こうした中で馬琴が生き、八犬伝という大作を最後まで書ききった事実は、「表現の自由」と「検閲」のはざまで文学がどのように進化していったかを示す象徴的な出来事でもあります。
滝沢馬琴の遺産――日本文化への影響
『八犬伝』は、江戸戯作文学だけでなく日本の大衆小説や伝奇小説の原点とも言われ、現代小説や漫画、映画への影響も絶大です。八犬士の集合譚、個性豊かなキャラクター造形、緻密なプロット、そして宿命と運命を主軸とした壮大な物語。滝沢馬琴は、娯楽性と知性を融合させ、文学の“新しい可能性”を切り拓いた存在なのです。
- 八犬伝は、今日も数多くの翻案やメディアミックスで読み継がれています。
- キャラクターの心理描写・人間関係の深さが、現代のエンターテインメントにも引き継がれている。
- 「長編エンタメ」と「文学性」を両立させた先駆的存在。
今、滝沢馬琴から受け取るもの
江戸の動乱、出版界の危機、家族や師との出会い――滝沢馬琴の生涯は、現代を生きる私たちにも勇気と挑戦の意志を与えてくれます。どれほど逆風が吹こうとも、「信じた道」を黙々と歩き、作品を完結させた馬琴。その生涯と名作「南総里見八犬伝」は、これからも日本文化を彩り、語り継がれるでしょう。
関連人物・用語まとめ(用語解説)
- 滝沢馬琴(曲亭馬琴):江戸時代後期の小説家。武士の出身だが、生計を戯作によって立てた。

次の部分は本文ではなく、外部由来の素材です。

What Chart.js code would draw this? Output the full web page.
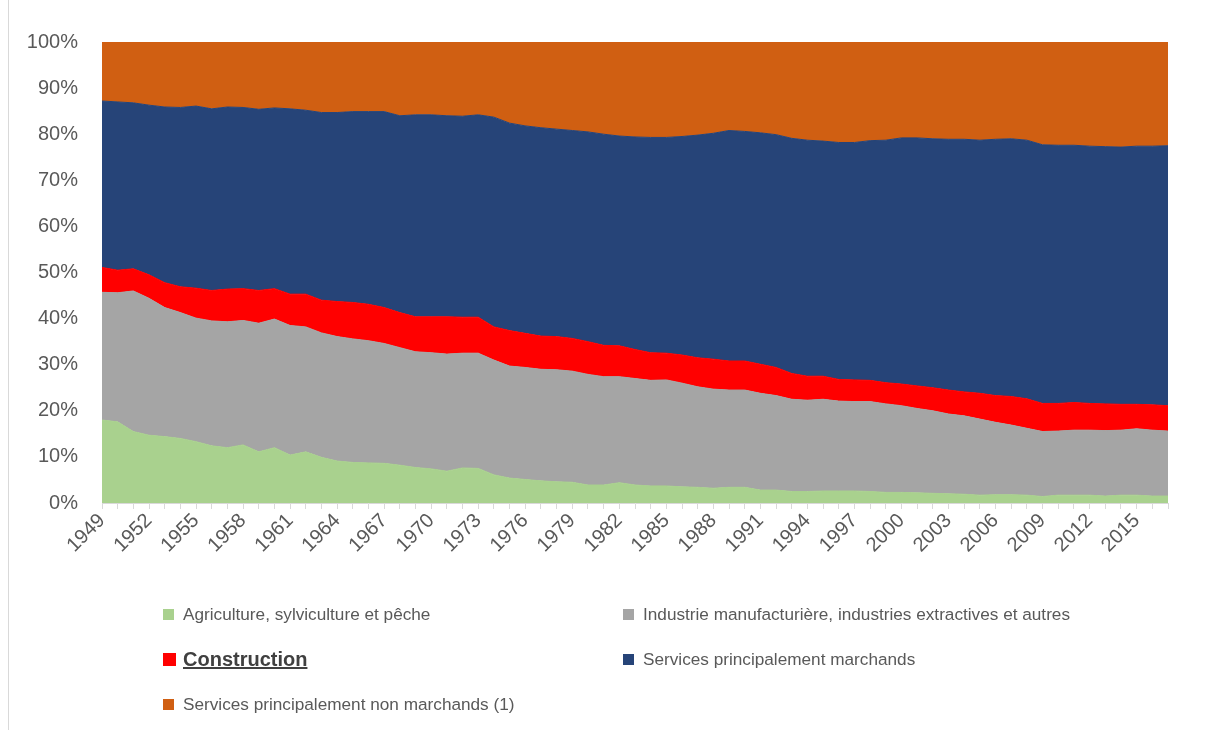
<!DOCTYPE html>
<html lang="fr">
<head>
<meta charset="utf-8">
<title>Valeur ajoutée par branche</title>
<script src="https://cdn.jsdelivr.net/npm/chart.js@4.4.1/dist/chart.umd.min.js"></script>
<style>
  html, body { margin: 0; padding: 0; background: #fff; }
  body { width: 1207px; height: 730px; position: relative; overflow: hidden; font-family: "Liberation Sans", Arial, sans-serif; }
  #frame { position: absolute; left: 8px; top: 0; width: 1px; height: 730px; background: #d9d9d9; }
  #wrap { position: absolute; left: 0; top: 0; width: 1207px; height: 590px; }
  #legend { position: absolute; left: 0; top: 0; width: 1207px; height: 730px; pointer-events: none; }
  .item { position: absolute; display: flex; align-items: center; color: #595959; font-size: 17.2px; white-space: nowrap; }
  .box { width: 11px; height: 11px; margin-right: 9px; flex: none; }
  .item.bold { font-size: 20px; font-weight: bold; text-decoration: underline; color: #404040; }
  .item.bold .box { width: 13px; height: 13px; margin-right: 7px; }
</style>
</head>
<body>
<div id="frame"></div>
<div id="wrap"><canvas id="areaChart"></canvas></div>
<div id="legend"></div>
<script>
const years = [1949, 1950, 1951, 1952, 1953, 1954, 1955, 1956, 1957, 1958,
    1959, 1960, 1961, 1962, 1963, 1964, 1965, 1966, 1967, 1968,
    1969, 1970, 1971, 1972, 1973, 1974, 1975, 1976, 1977, 1978,
    1979, 1980, 1981, 1982, 1983, 1984, 1985, 1986, 1987, 1988,
    1989, 1990, 1991, 1992, 1993, 1994, 1995, 1996, 1997, 1998,
    1999, 2000, 2001, 2002, 2003, 2004, 2005, 2006, 2007, 2008,
    2009, 2010, 2011, 2012, 2013, 2014, 2015, 2016, 2017];

// parts en %
const agriculture = [18.0, 17.6, 15.5, 14.7, 14.4, 14.0, 13.3, 12.4, 12.0, 12.6,
    11.1, 12.0, 10.4, 11.1, 9.9, 9.1, 8.8, 8.7, 8.6, 8.2,
    7.7, 7.4, 6.9, 7.6, 7.5, 6.1, 5.4, 5.1, 4.8, 4.6,
    4.5, 3.9, 3.9, 4.4, 3.9, 3.7, 3.7, 3.5, 3.4, 3.2,
    3.4, 3.4, 2.8, 2.8, 2.5, 2.5, 2.6, 2.6, 2.6, 2.5,
    2.3, 2.3, 2.2, 2.1, 2.0, 1.9, 1.7, 1.8, 1.8, 1.7,
    1.4, 1.7, 1.7, 1.7, 1.5, 1.7, 1.7, 1.5, 1.5];

const industrie = [27.7, 28.0, 30.5, 29.7, 28.0, 27.3, 26.8, 27.1, 27.3, 27.0,
    27.9, 27.9, 28.1, 27.1, 27.0, 27.0, 26.8, 26.5, 26.0, 25.5,
    25.1, 25.2, 25.4, 24.9, 25.0, 24.9, 24.3, 24.3, 24.2, 24.3,
    24.1, 24.0, 23.5, 23.0, 23.1, 22.9, 23.0, 22.5, 21.8, 21.5,
    21.1, 21.1, 21.0, 20.5, 20.0, 19.8, 19.9, 19.5, 19.4, 19.5,
    19.2, 18.8, 18.3, 17.9, 17.3, 17.0, 16.5, 15.7, 15.1, 14.5,
    14.1, 13.9, 14.1, 14.1, 14.2, 14.1, 14.4, 14.3, 14.1];

const construction = [5.4, 4.9, 4.8, 5.1, 5.4, 5.6, 6.5, 6.6, 7.1, 6.9,
    7.1, 6.6, 6.8, 7.1, 7.1, 7.6, 7.9, 7.9, 7.8, 7.6,
    7.6, 7.8, 8.1, 7.8, 7.8, 7.2, 7.7, 7.4, 7.2, 7.2,
    7.1, 7.1, 6.8, 6.7, 6.3, 6.0, 5.8, 6.1, 6.3, 6.5,
    6.3, 6.3, 6.3, 6.1, 5.6, 5.2, 5.0, 4.7, 4.7, 4.6,
    4.6, 4.7, 4.9, 5.0, 5.2, 5.2, 5.6, 5.8, 6.2, 6.4,
    6.1, 6.0, 6.0, 5.8, 5.8, 5.6, 5.3, 5.5, 5.5];

const servicesMarchands = [36.1, 36.5, 36.0, 36.8, 38.1, 38.9, 39.5, 39.4, 39.5, 39.3,
    39.3, 39.2, 40.2, 39.9, 40.7, 41.0, 41.4, 41.8, 42.5, 42.7,
    43.8, 43.8, 43.6, 43.6, 43.9, 45.5, 45.0, 45.0, 45.2, 45.0,
    45.1, 45.5, 45.8, 45.5, 46.1, 46.7, 46.8, 47.4, 48.3, 49.0,
    50.0, 49.8, 50.2, 50.5, 51.0, 51.2, 51.0, 51.4, 51.5, 52.0,
    52.6, 53.4, 53.8, 54.0, 54.4, 54.8, 54.9, 55.6, 55.9, 56.1,
    56.1, 56.0, 55.8, 55.8, 55.8, 55.8, 56.0, 56.1, 56.4];

const servicesNonMarchands = [12.8, 13.0, 13.2, 13.7, 14.1, 14.2, 13.9, 14.5, 14.1, 14.2,
    14.6, 14.3, 14.5, 14.8, 15.3, 15.3, 15.1, 15.1, 15.1, 16.0,
    15.8, 15.8, 16.0, 16.1, 15.8, 16.3, 17.6, 18.2, 18.6, 18.9,
    19.2, 19.5, 20.0, 20.4, 20.6, 20.7, 20.7, 20.5, 20.2, 19.8,
    19.2, 19.4, 19.7, 20.1, 20.9, 21.3, 21.5, 21.8, 21.8, 21.4,
    21.3, 20.8, 20.8, 21.0, 21.1, 21.1, 21.3, 21.1, 21.0, 21.3,
    22.3, 22.4, 22.4, 22.6, 22.7, 22.8, 22.6, 22.6, 22.5];

const seriesNames = [
    'Agriculture, sylviculture et pêche',
    'Industrie manufacturière, industries extractives et autres',
    'Construction',
    'Services principalement marchands',
    'Services principalement non marchands (1)'
];
const seriesColors = ['#A9D18E', '#A5A5A5', '#FF0000', '#264478', '#D05F12'];
const seriesData = [agriculture, industrie, construction, servicesMarchands, servicesNonMarchands];

Chart.defaults.font.family = '"Liberation Sans", Arial, sans-serif';
Chart.defaults.color = '#595959';

const areaChartContext = document.getElementById('areaChart').getContext('2d');

const areaChart = new Chart(areaChartContext, {
    type: 'line',
    data: {
        labels: years,
        datasets: seriesData.map((values, i) => ({
            label: seriesNames[i],
            data: values,
            backgroundColor: seriesColors[i],
            borderColor: seriesColors[i],
            borderWidth: 1,
            pointRadius: 0,
            tension: 0,
            fill: i === 0 ? 'origin' : '-1'
        }))
    },
    options: {
        responsive: true,
        maintainAspectRatio: false,
        animation: false,
        layout: { padding: { left: 10, right: 39, top: 42, bottom: 0 } },
        plugins: {
            legend: { display: false },
            tooltip: { enabled: false }
        },
        scales: {
            x: {
                offset: false,
                grid: { drawOnChartArea: false, color: '#d9d9d9', tickLength: 6 },
                border: { color: '#d9d9d9' },
                ticks: {
                    autoSkip: false,
                    maxRotation: 45,
                    minRotation: 45,
                    padding: 0,
                    font: { size: 20 },
                    callback: function (value, index) {
                        return index % 3 === 0 ? years[index] : '';
                    }
                },
                afterFit: function (scale) { scale.height = 87; }
            },
            y: {
                stacked: true,
                min: 0,
                max: 100,
                grid: { display: false, drawTicks: false },
                border: { display: false },
                ticks: {
                    stepSize: 10,
                    padding: 24,
                    font: { size: 20 },
                    callback: function (value) { return value + '%'; }
                },
                afterFit: function (scale) { scale.width = 92; }
            }
        }
    }
});

// légende en deux colonnes
const legendSlots = [
    { left: 163, top: 614 },
    { left: 623, top: 614 },
    { left: 163, top: 659 },
    { left: 623, top: 659 },
    { left: 163, top: 704 }
];
const legendBox = document.getElementById('legend');
seriesNames.forEach((name, i) => {
    const item = document.createElement('div');
    item.className = 'item' + (name === 'Construction' ? ' bold' : '');
    item.style.left = legendSlots[i].left + 'px';
    item.style.top = (legendSlots[i].top - 12) + 'px';
    item.style.height = '24px';
    const box = document.createElement('span');
    box.className = 'box';
    box.style.background = seriesColors[i];
    const text = document.createElement('span');
    text.textContent = name;
    item.appendChild(box);
    item.appendChild(text);
    legendBox.appendChild(item);
});
</script>
</body>
</html>
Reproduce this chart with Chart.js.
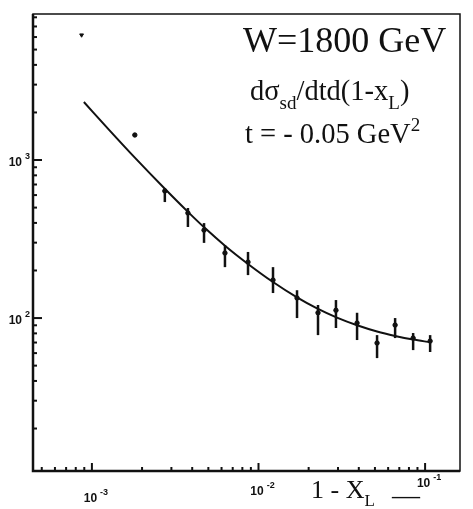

- 蔦屋重三郎(蔦重):江戸時代を代表する出版人・文化サロンの主催者。
- 山東京伝:洒落本や黄表紙の俊英戯作者。馬琴に大きな影響を与えた。
- 八犬士・仁義八行:「仁・義・礼・智・忠・信・孝・悌」の徳目を体現する八人の若者。
- 寛政の出版統制令:江戸幕府がくだした検閲強化策。表現・創作に逆風をもたらした。
現代の私たちも、馬琴と八犬士の物語から、「あきらめない心」や「家族・仲間を思う熱い気持ち」を受け取りたいものです。